Exercise directions: Leave the pictures out and print every record below exactly as it stands.

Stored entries
>>>>>

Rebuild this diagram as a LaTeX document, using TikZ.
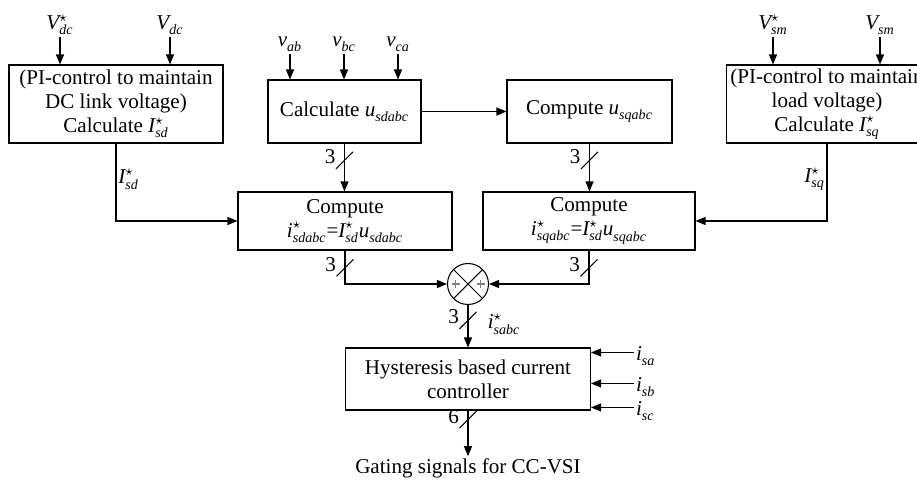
\documentclass[tikz,border=0pt]{standalone}
\usepackage{amsmath}
\usepackage{fontspec}
\setmainfont{Liberation Serif}
\usetikzlibrary{arrows.meta}
\newcommand{\sv}[3]{$\textit{#1}^{#2}_{\text{\itshape #3}}$}

\begin{document}
\begin{tikzpicture}[x=0.02cm, y=-0.02cm,
        font=\fontsize{12}{13.6}\selectfont,
        blk/.style={draw, line width=0.6pt, align=center, inner sep=2pt},
        inp/.style={inner sep=1pt},
        arr/.style={-{Triangle[length=2mm, width=1.6mm]}, line width=0.6pt},
        ln/.style={line width=0.6pt},
        bus/.style={inner sep=0pt, minimum size=0.32cm, label distance=-2pt,
          label={[inner sep=0pt, yshift=2pt]left:#1}},
        sumj/.style={circle, draw, line width=0.6pt, minimum size=0.82cm, inner sep=0pt,
          path picture={
            \draw[line width=0.6pt] (path picture bounding box.north west) -- (path picture bounding box.south east)
              (path picture bounding box.south west) -- (path picture bounding box.north east);
            \draw[gray, line width=0.6pt] ([xshift=-0.25cm]path picture bounding box.center) ++(-0.08cm,0) -- ++(0.16cm,0) ++(-0.08cm,-0.08cm) -- ++(0,0.16cm);
            \draw[gray, line width=0.6pt] ([xshift=0.25cm]path picture bounding box.center) ++(-0.08cm,0) -- ++(0.16cm,0) ++(-0.08cm,-0.08cm) -- ++(0,0.16cm);}}]
      \clip (0,0) rectangle (917,480);
      % top row
      \node[blk, minimum width=4.28cm, minimum height=1.56cm] (pil) at (116,104) {(PI-control to maintain\\ DC link voltage)\\ Calculate \sv{I}{\star}{sd}};
      \node[blk, minimum width=3.06cm, minimum height=1.26cm] (calc) at (344.5,111.5) {Calculate \sv{u}{}{sdabc}};
      \node[blk, minimum width=3.3cm, minimum height=1.26cm] (usq) at (589.5,111.5) {Compute \sv{u}{}{sqabc}};
      \node[blk, minimum width=4.0cm, minimum height=1.56cm] (pir) at (827,104) {(PI-control to maintain\\ load voltage)\\ Calculate \sv{I}{\star}{sq}};
      % inputs
      \node[inp, anchor=south] (vdcs) at (60,37) {\sv{V}{\star}{dc}};
      \node[inp, anchor=south] (vdc) at (170,37) {\sv{V}{}{dc}};
      \node[inp, anchor=south] (vab) at (290,54) {\sv{v}{}{ab}};
      \node[inp, anchor=south] (vbc) at (344,54) {\sv{v}{}{bc}};
      \node[inp, anchor=south] (vca) at (398,54) {\sv{v}{}{ca}};
      \node[inp, anchor=south] (vsms) at (773,37) {\sv{V}{\star}{sm}};
      \node[inp, anchor=south] (vsm) at (880,37) {\sv{V}{}{sm}};
      % middle row
      \node[blk, minimum width=4.28cm, minimum height=1.16cm] (cl) at (345,221) {Compute\\ \sv{i}{\star}{sdabc}=\sv{I}{\star}{sd}\sv{u}{}{sdabc}};
      \node[blk, minimum width=4.24cm, minimum height=1.16cm] (cr) at (589,221) {Compute\\ \sv{i}{\star}{sqabc}=\sv{I}{\star}{sd}\sv{u}{}{sqabc}};
      \node[sumj] (sum) at (468,284) {};
      % controller
      \node[blk, minimum width=4.9cm, minimum height=1.24cm] (hyst) at (468,379) {Hysteresis based current\\ controller};
      \node[inp, anchor=west] (isa) at (634,356) {\sv{i}{}{sa}};
      \node[inp, anchor=west] (isb) at (634,387) {\sv{i}{}{sb}};
      \node[inp, anchor=west] (isc) at (634,411) {\sv{i}{}{sc}};
      \node[inp] (gate) at (468,468) {Gating signals for CC-VSI};
      % connections
      \foreach \n/\b in {vdcs/pil, vdc/pil, vab/calc, vbc/calc, vca/calc, vsms/pir, vsm/pir}
        \draw[arr] (\n) -- (\n |- \b.north);
      \draw[arr] (pil) |- node[inp, pos=0.23, right] {\sv{I}{\star}{sd}} (cl);
      \draw[arr] (pir) |- node[inp, pos=0.23, left] {\sv{I}{\star}{sq}} (cr);
      \draw[arr] (calc) -- (usq);
      \draw[arr] (calc) -- node[bus=3, pos=0.35] (b1) {} (calc |- cl.north);
      \draw[arr] (usq) -- node[bus=3, pos=0.35] (b2) {} (usq |- cr.north);
      \draw[arr] (cl) |- node[bus=3, pos=0.26] (b3) {} (sum);
      \draw[arr] (cr) |- node[bus=3, pos=0.26] (b4) {} (sum);
      \draw[arr] (sum) -- node[bus=3, pos=0.36] (b5) {} node[inp, pos=0.45, right=0.35cm] {\sv{i}{\star}{sabc}} (hyst);
      \foreach \n in {isa, isb, isc}
        \draw[arr] ([yshift=2pt]\n.west) -- ([yshift=2pt]\n.west -| hyst.east);
      \draw[arr] (hyst) -- node[bus=6, pos=0.2] (b6) {} (gate);
      % bus slashes
      \foreach \b in {b1, b2, b3, b4, b5, b6}
        \draw[ln] (\b.south west) -- (\b.north east);
    \end{tikzpicture}
\end{document}
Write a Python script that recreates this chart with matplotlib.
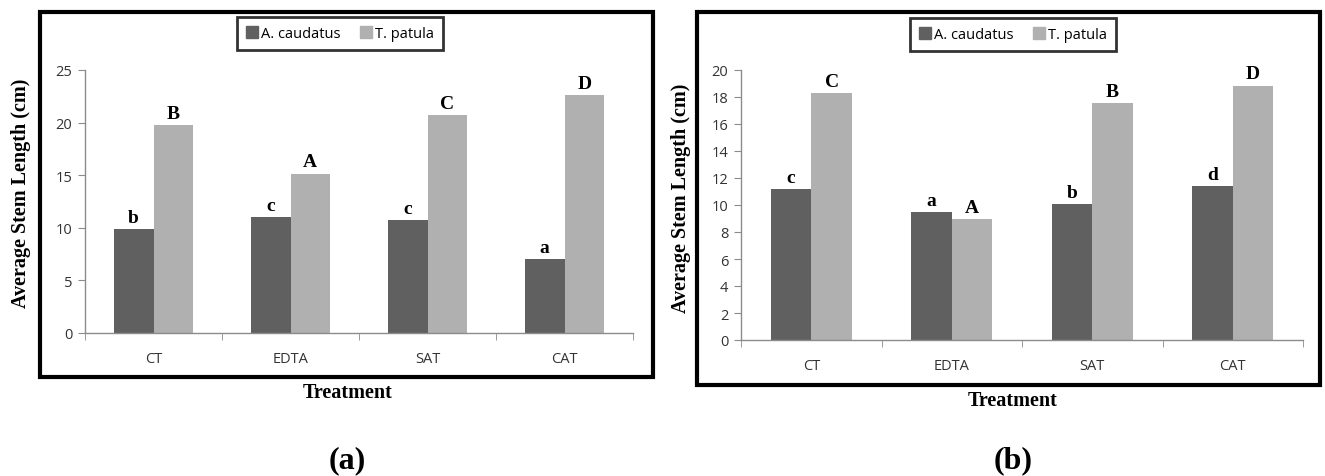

<<<<<

Result below:
Rebuild this diagram as a LaTeX document, using TikZ.
\documentclass[tikz,border=0pt]{standalone}
\usepackage{amsmath}
\usepackage{fontspec}
\setmainfont{Liberation Serif}
\usetikzlibrary{arrows.meta}
\newcommand{\sv}[3]{$\textit{#1}^{#2}_{\text{\itshape #3}}$}

\begin{document}
\begin{tikzpicture}[x=0.02cm, y=-0.02cm,
        font=\fontsize{12}{13.6}\selectfont,
        blk/.style={draw, line width=0.6pt, align=center, inner sep=2pt},
        inp/.style={inner sep=1pt},
        arr/.style={-{Triangle[length=2mm, width=1.6mm]}, line width=0.6pt},
        ln/.style={line width=0.6pt},
        bus/.style={inner sep=0pt, minimum size=0.32cm, label distance=-2pt,
          label={[inner sep=0pt, yshift=2pt]left:#1}},
        sumj/.style={circle, draw, line width=0.6pt, minimum size=0.82cm, inner sep=0pt,
          path picture={
            \draw[line width=0.6pt] (path picture bounding box.north west) -- (path picture bounding box.south east)
              (path picture bounding box.south west) -- (path picture bounding box.north east);
            \draw[gray, line width=0.6pt] ([xshift=-0.25cm]path picture bounding box.center) ++(-0.08cm,0) -- ++(0.16cm,0) ++(-0.08cm,-0.08cm) -- ++(0,0.16cm);
            \draw[gray, line width=0.6pt] ([xshift=0.25cm]path picture bounding box.center) ++(-0.08cm,0) -- ++(0.16cm,0) ++(-0.08cm,-0.08cm) -- ++(0,0.16cm);}}]
      \clip (0,0) rectangle (917,480);
      % top row
      \node[blk, minimum width=4.28cm, minimum height=1.56cm] (pil) at (116,104) {(PI-control to maintain\\ DC link voltage)\\ Calculate \sv{I}{\star}{sd}};
      \node[blk, minimum width=3.06cm, minimum height=1.26cm] (calc) at (344.5,111.5) {Calculate \sv{u}{}{sdabc}};
      \node[blk, minimum width=3.3cm, minimum height=1.26cm] (usq) at (589.5,111.5) {Compute \sv{u}{}{sqabc}};
      \node[blk, minimum width=4.0cm, minimum height=1.56cm] (pir) at (827,104) {(PI-control to maintain\\ load voltage)\\ Calculate \sv{I}{\star}{sq}};
      % inputs
      \node[inp, anchor=south] (vdcs) at (60,37) {\sv{V}{\star}{dc}};
      \node[inp, anchor=south] (vdc) at (170,37) {\sv{V}{}{dc}};
      \node[inp, anchor=south] (vab) at (290,54) {\sv{v}{}{ab}};
      \node[inp, anchor=south] (vbc) at (344,54) {\sv{v}{}{bc}};
      \node[inp, anchor=south] (vca) at (398,54) {\sv{v}{}{ca}};
      \node[inp, anchor=south] (vsms) at (773,37) {\sv{V}{\star}{sm}};
      \node[inp, anchor=south] (vsm) at (880,37) {\sv{V}{}{sm}};
      % middle row
      \node[blk, minimum width=4.28cm, minimum height=1.16cm] (cl) at (345,221) {Compute\\ \sv{i}{\star}{sdabc}=\sv{I}{\star}{sd}\sv{u}{}{sdabc}};
      \node[blk, minimum width=4.24cm, minimum height=1.16cm] (cr) at (589,221) {Compute\\ \sv{i}{\star}{sqabc}=\sv{I}{\star}{sd}\sv{u}{}{sqabc}};
      \node[sumj] (sum) at (468,284) {};
      % controller
      \node[blk, minimum width=4.9cm, minimum height=1.24cm] (hyst) at (468,379) {Hysteresis based current\\ controller};
      \node[inp, anchor=west] (isa) at (634,356) {\sv{i}{}{sa}};
      \node[inp, anchor=west] (isb) at (634,387) {\sv{i}{}{sb}};
      \node[inp, anchor=west] (isc) at (634,411) {\sv{i}{}{sc}};
      \node[inp] (gate) at (468,468) {Gating signals for CC-VSI};
      % connections
      \foreach \n/\b in {vdcs/pil, vdc/pil, vab/calc, vbc/calc, vca/calc, vsms/pir, vsm/pir}
        \draw[arr] (\n) -- (\n |- \b.north);
      \draw[arr] (pil) |- node[inp, pos=0.23, right] {\sv{I}{\star}{sd}} (cl);
      \draw[arr] (pir) |- node[inp, pos=0.23, left] {\sv{I}{\star}{sq}} (cr);
      \draw[arr] (calc) -- (usq);
      \draw[arr] (calc) -- node[bus=3, pos=0.35] (b1) {} (calc |- cl.north);
      \draw[arr] (usq) -- node[bus=3, pos=0.35] (b2) {} (usq |- cr.north);
      \draw[arr] (cl) |- node[bus=3, pos=0.26] (b3) {} (sum);
      \draw[arr] (cr) |- node[bus=3, pos=0.26] (b4) {} (sum);
      \draw[arr] (sum) -- node[bus=3, pos=0.36] (b5) {} node[inp, pos=0.45, right=0.35cm] {\sv{i}{\star}{sabc}} (hyst);
      \foreach \n in {isa, isb, isc}
        \draw[arr] ([yshift=2pt]\n.west) -- ([yshift=2pt]\n.west -| hyst.east);
      \draw[arr] (hyst) -- node[bus=6, pos=0.2] (b6) {} (gate);
      % bus slashes
      \foreach \b in {b1, b2, b3, b4, b5, b6}
        \draw[ln] (\b.south west) -- (\b.north east);
    \end{tikzpicture}
\end{document}
Write a Python script that recreates this chart with matplotlib.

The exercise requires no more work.